Edward Roberts [L.S.]
Recorded the 24th Day of November Ao. Di. 1733
5. Thomas Whitmarsh (d. 1733), “an excellent Workman,” whom BF had known in London, was employed by BF as a journeyman, probably in 1729. He was made a Mason in St. John’s Lodge, Philadelphia, July 5, 1731. In response to liberal inducements offered by the Assembly of South Carolina to a printer willing to open a shop in that colony, the two men formed a partnership in 1731. Whitmarsh’s purchases of supplies, printed books, and almanacs are recorded in BF ’s Ledgers A and B (above, p. 172); this information is most readily available in George S. Eddy, Account Books Kept by Benjamin Franklin (N.Y., 1928), pp. 14–16. Whitmarsh printed the South-Carolina Gazette from Jan. 8, 1732, to Sept. 8, 1733; and died soon afterwards.
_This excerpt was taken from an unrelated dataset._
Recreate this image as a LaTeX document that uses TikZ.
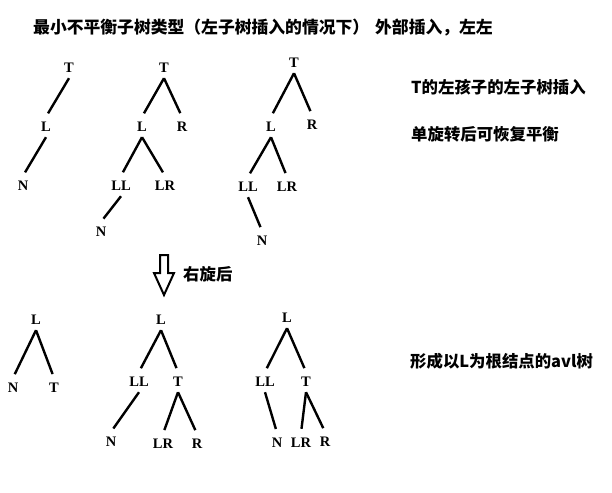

BF made a similar agreement, Nov. 26, 1733, with another journeyman, Louis Timothée (see below, p. 339). Hennig Cohen, The South Carolina Gazette, 1732–1775 (Columbia, S.C., 1953), pp. 230–3; Julius F. Sachse, Old Masonic Lodges of Pennsylvania (Phila., 1912), 1, 44. Punctuation, almost entirely lacking in the manuscript, has been added.